Although the newly released draft Mining Charter is materially different to Charter 2017, industry has raised concerns that it will not promote competitiveness, investment, growth and transformation.
The Minerals Council of South Africa, formerly the Chamber of Mines, which represents 90% of the industry, on Sunday issued a statement on the draft gazetted by Minerals Resources Minister Gwede Mantashe on Friday.
The public has 30 days to comment on the charter, which is meant to transform the industry and uplift mining communities. The latest version of the charter will be discussed at a mining summit set to take place on July 8 and 9, Mantashe told journalists at a briefing on Sunday. The minister said he hoped that the final charter would be referred to Cabinet after 30 days to be gazetted.
The minerals council supports the 30% black ownership target on new mining rights. However, it believes "much more work" needs to be done to the charter.
There are several elements with which the council does not agree. These include competitiveness. "Without competitiveness, investment in new exploration and mining will be limited and the current mining sector will continue to decline, to the detriment of all citizens.
"This is directly contrary to President Ramaphosa’s stated intention to attract $100bn in foreign investment into South Africa in the next five years," the council said in its statement.
The council also believes that some elements are "unconstitutional and contrary to South African Company Law". The council does not support a free carried interest of 5% allocated to each of the labour unions and communities.
"Given South Africa’s mature mining sector, a 10% total free carried interest on new mining rights will materially undermine investment, by pushing up investment hurdle rates and ensuring that many potentially new projects become unviable."
A free carried interest is a public policy choice, which must be weighed against the critical need to attract investment for growth and employment creation, the council said. Other measures would be better suited to ensure benefits to communities and employees, that would not "undermine the viability of mining in the future".
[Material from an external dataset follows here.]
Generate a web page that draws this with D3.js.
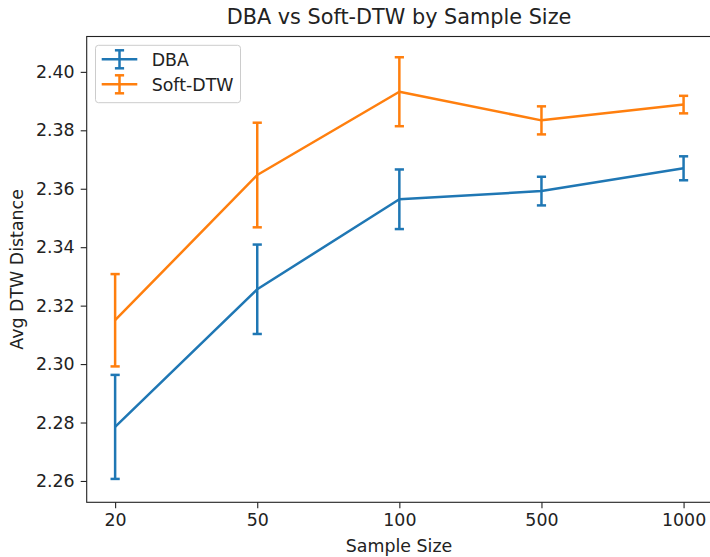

Further, the minerals council does not support the 1% EBITDA (earnings before interest, taxation, depreciation and amortisation) to target to communities and labour.
According to the council it is a "surprise addition" which was not agreed on by the Charter Task Team.
"The issue of topping up existing right holders BEE ownership to 30% within five years was never agreed as a recommendation in the Charter Task Team, and so this is another surprise inclusion by the DMR (Department of Mineral Resources)."
This top up would prejudice existing right holders which secured their rights based on the 2004 and 2010 charter, the council suggested.
"Despite a High Court declaratory order judgment and an agreement with the DMR, the issue of recognising the continuing consequences of previous BEE deals on existing rights, including for renewals, has not been properly captured in the Mining Charter."
The council said that companies applying for new rights have to carry the 10% free-carried interest and an EBITDA-based income stream for communities and labour, and also have to consider additional costs. These include social and labour plan requirements and skills development requirements, which amount to R7bn per year; as well as existing royalties, amounting to R6bn per year; and corporate taxes.
The council also took issue with the charter’s 30% black ownership target on new Greenfields prospecting rights, as this will result in limited exploration. It further criticised the DMR for the "lack of recognition of the need to phase-in or graduate" charter requirements for junior and emerging mining companies.
The council said it would continue to engage with the DMR and other stakeholders on the issues, and provide its inputs to the DMR and the mining summit.